Reality check: why CSS has no role in Australia's energy system
This report responds to a request from the Australian Conservation Foundation to undertake a desk-top review of the cost of carbon capture and storage (CCS) applied to electricity generation in Australia.
Researchers surveyed the latest available evidence from Australian sources (CO2CRC, Global Carbon Capture and Storage Institute, the Federal Department of Energy and CSIRO). As a point of reference, they compare the estimated costs of coal generation plus CCS to the most recent publicly available data of the cost of wind generation (and including 50% storage as a proportion of capacity).
The analysis suggests carbon capture and storage is likely to cost at least six times as much as wind generation plus storage, with comparable dispatchability (ability to generate electricity when needed to meet demand).

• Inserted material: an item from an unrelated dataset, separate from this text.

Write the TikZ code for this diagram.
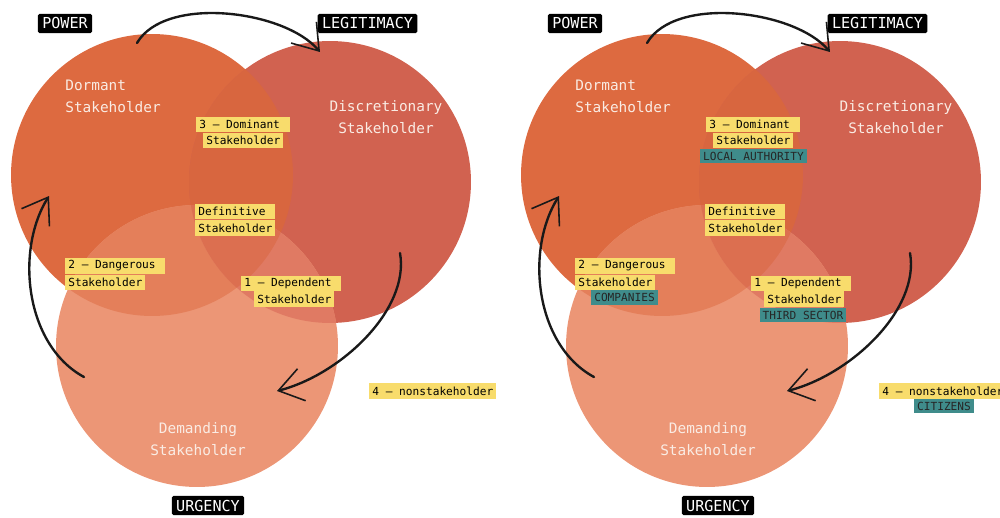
\documentclass[tikz,border=0pt]{standalone}
\usepackage{fontspec}
\usetikzlibrary{arrows.meta}
\newfontfamily\stkmono{DejaVu Sans Mono}
\newcommand{\whitelabelfont}{\stkmono\fontsize{8.2}{12.5}\selectfont}
\newcommand{\taglabelfont}{\stkmono\fontsize{6.35}{9.6}\selectfont}
\newcommand{\caplabelfont}{\stkmono\fontsize{8.6}{10}\selectfont}
\definecolor{cP}{HTML}{DD6A40}
\definecolor{cL}{HTML}{D16250}
\definecolor{cU}{HTML}{EC9676}
\definecolor{cPL}{HTML}{D8663F}
\definecolor{cPU}{HTML}{E47F5A}
\definecolor{cLU}{HTML}{E07A63}
\definecolor{cPLU}{HTML}{DC6F50}
\definecolor{cY}{HTML}{F8DC6C}
\definecolor{cT}{HTML}{3F8C8B}
\definecolor{cW}{RGB}{250,236,228}
\def\R{2.82cm}
\tikzset{
  wlab/.style={text=cW, font=\whitelabelfont, inner sep=0pt},
  hl/.style={fill=cY, text=black, font=\taglabelfont, inner xsep=1.7pt, inner ysep=0pt, minimum height=8.9pt, anchor=west},
  tl/.style={fill=cT, text=black!85, font=\taglabelfont, inner xsep=1.7pt, inner ysep=0pt, minimum height=8.4pt},
  capbox/.style={fill=black, text=white, font=\caplabelfont, inner xsep=2.5pt, inner ysep=0pt, minimum height=11pt, rounded corners=1pt},
  arr/.style={draw=black!90, line width=1.35pt, line cap=round, -{Straight Barb[length=0.48cm, width=0.66cm, line width=0.9pt]}},
}
\newcommand{\stakediagram}{%
  \coordinate (cp) at (152,175);
  \coordinate (cl) at (330,182);
  \coordinate (cu) at (197,346);
  \fill[cP] (cp) circle[radius=\R];
  \fill[cL] (cl) circle[radius=\R];
  \fill[cU] (cu) circle[radius=\R];
  \begin{scope}\clip (cp) circle[radius=\R]; \fill[cPL] (cl) circle[radius=\R]; \end{scope}
  \begin{scope}\clip (cp) circle[radius=\R]; \fill[cPU] (cu) circle[radius=\R]; \end{scope}
  \begin{scope}\clip (cl) circle[radius=\R]; \fill[cLU] (cu) circle[radius=\R]; \end{scope}
  \begin{scope}\clip (cp) circle[radius=\R]; \clip (cl) circle[radius=\R]; \fill[cPLU] (cu) circle[radius=\R]; \end{scope}
  % captions
  \node[capbox] (power) at (65,23.5) {POWER};
  \node[capbox] (legit) at (367.5,23.5) {LEGITIMACY};
  \node[capbox] (urg) at (208,505.5) {URGENCY};
  % white labels
  \node[wlab, align=left, anchor=west] (dormant) at (65,96.5) {Dormant\\Stakeholder};
  \node[wlab, align=center] (discr) at (386,117) {Discretionary\\Stakeholder};
  \node[wlab, align=center] (demand) at (198,439) {Demanding\\Stakeholder};
  % yellow tags
  \node[hl] (dom1) at (196,124.5) {3 – Dominant\hphantom{x}};
  \node[hl] (dom2) at (203,140.5) {Stakeholder};
  \node[hl] (def1) at (195,211.5) {Definitive\hphantom{x}};
  \node[hl] (def2) at (195,228) {Stakeholder};
  \node[hl] (dan1) at (65,266) {2 – Dangerous\hphantom{x}};
  \node[hl] (dan2) at (65,282.5) {Stakeholder};
  \node[hl] (dep1) at (241,283.5) {1 – Dependent\hphantom{x}};
  \node[hl] (dep2) at (254,299) {Stakeholder};
  \node[hl] (non) at (369,391) {4 – nonstakeholder};
  % arrows
  \coordinate (ta0) at (137,43);
  \coordinate (ta1) at (320,52);
  \draw[arr] (ta0) .. controls (165,-5) and (285,10) .. (ta1);
  \coordinate (la0) at (84,377);
  \coordinate (la1) at (49,196);
  \draw[arr] (la0) .. controls (25,345) and (15,250) .. (la1);
  \coordinate (ra0) at (400,253);
  \coordinate (ra1) at (277,391);
  \draw[arr] (ra0) .. controls (410,310) and (340,375) .. (ra1);
}
\begin{document}
\begin{tikzpicture}[x=0.02cm, y=-0.02cm]
\useasboundingbox (0,0) rectangle (1000,517);
\begin{scope}[name prefix=L-]
  \stakediagram
\end{scope}
\begin{scope}[shift={(510,0)}, name prefix=R-]
  \stakediagram
  \node[tl] (auth) at (243.5,156) {LOCAL AUTHORITY};
  \node[tl] (comp) at (114.5,297.5) {COMPANIES};
  \node[tl] (third) at (293,315) {THIRD SECTOR};
  \node[tl] (citi) at (434,406) {CITIZENS};
\end{scope}
\end{tikzpicture}
\end{document}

The author would like to stress that this is a desk-top study of other organisation’s estimates. The organisations cited – while no doubt using their best endeavours to provide accurate estimates – have very limited data to draw on. For electricity generation, only two commercial-scale capture and storage examples exist globally, and one of those two have already been mothballed and the second operates far below its design capacity. Another seven proposals have been studied, but rejected, and so their cost estimates (similar to the claims of the two that were developed) have limited value. New technologies may reduce capture costs in future, but none of these technologies appear to be anywhere close to commercialisation.